▸ **Brief**
Gather up the lines with the word "that" in them.

▸ **Rows from a dataset of charts and code**
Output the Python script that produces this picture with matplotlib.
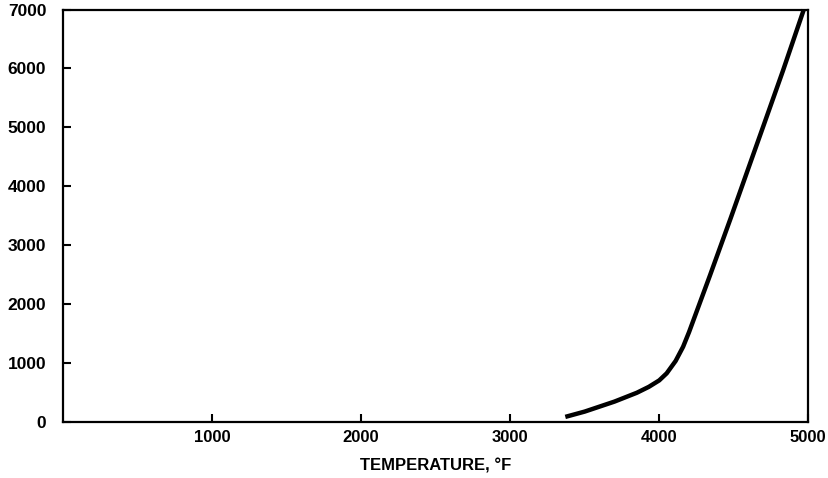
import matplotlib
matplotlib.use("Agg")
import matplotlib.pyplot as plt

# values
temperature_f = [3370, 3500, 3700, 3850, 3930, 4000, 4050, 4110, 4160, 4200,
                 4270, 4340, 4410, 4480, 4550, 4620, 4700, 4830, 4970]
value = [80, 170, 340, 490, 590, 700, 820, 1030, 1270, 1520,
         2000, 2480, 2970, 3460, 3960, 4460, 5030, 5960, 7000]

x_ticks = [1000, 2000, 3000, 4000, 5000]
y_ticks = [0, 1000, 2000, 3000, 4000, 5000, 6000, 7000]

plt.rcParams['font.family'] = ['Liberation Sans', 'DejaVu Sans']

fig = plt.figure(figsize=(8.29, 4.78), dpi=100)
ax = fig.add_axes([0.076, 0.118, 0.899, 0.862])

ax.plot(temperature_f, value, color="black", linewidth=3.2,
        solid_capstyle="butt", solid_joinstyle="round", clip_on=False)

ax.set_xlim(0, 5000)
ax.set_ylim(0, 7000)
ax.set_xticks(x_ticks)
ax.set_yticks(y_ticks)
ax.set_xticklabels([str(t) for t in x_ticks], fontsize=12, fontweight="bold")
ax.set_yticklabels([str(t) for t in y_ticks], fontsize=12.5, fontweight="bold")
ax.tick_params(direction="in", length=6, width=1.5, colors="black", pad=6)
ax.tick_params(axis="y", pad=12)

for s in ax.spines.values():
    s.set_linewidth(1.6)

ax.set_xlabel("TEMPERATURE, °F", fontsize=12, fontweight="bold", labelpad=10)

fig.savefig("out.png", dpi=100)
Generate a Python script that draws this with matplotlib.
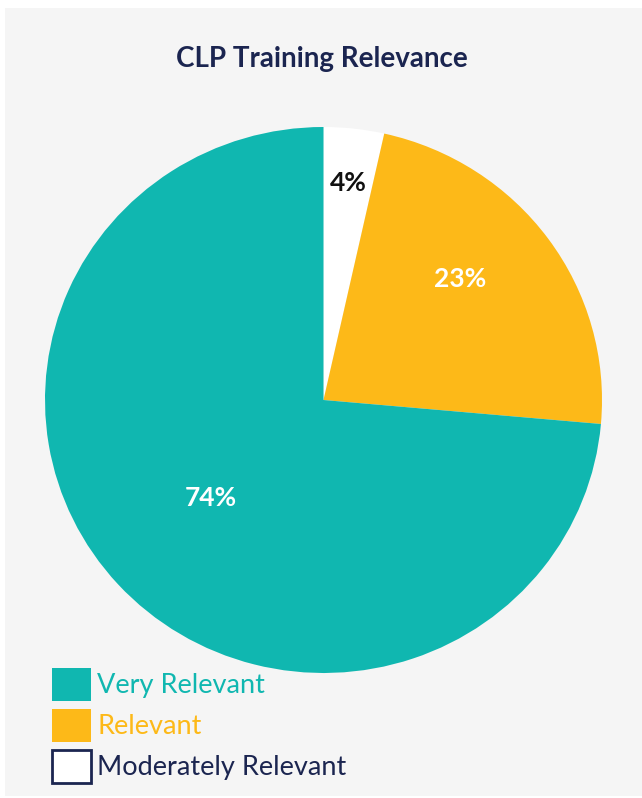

▸ **Task output**
Output the Python script that produces this picture with matplotlib.
Generate a Python script that draws this with matplotlib.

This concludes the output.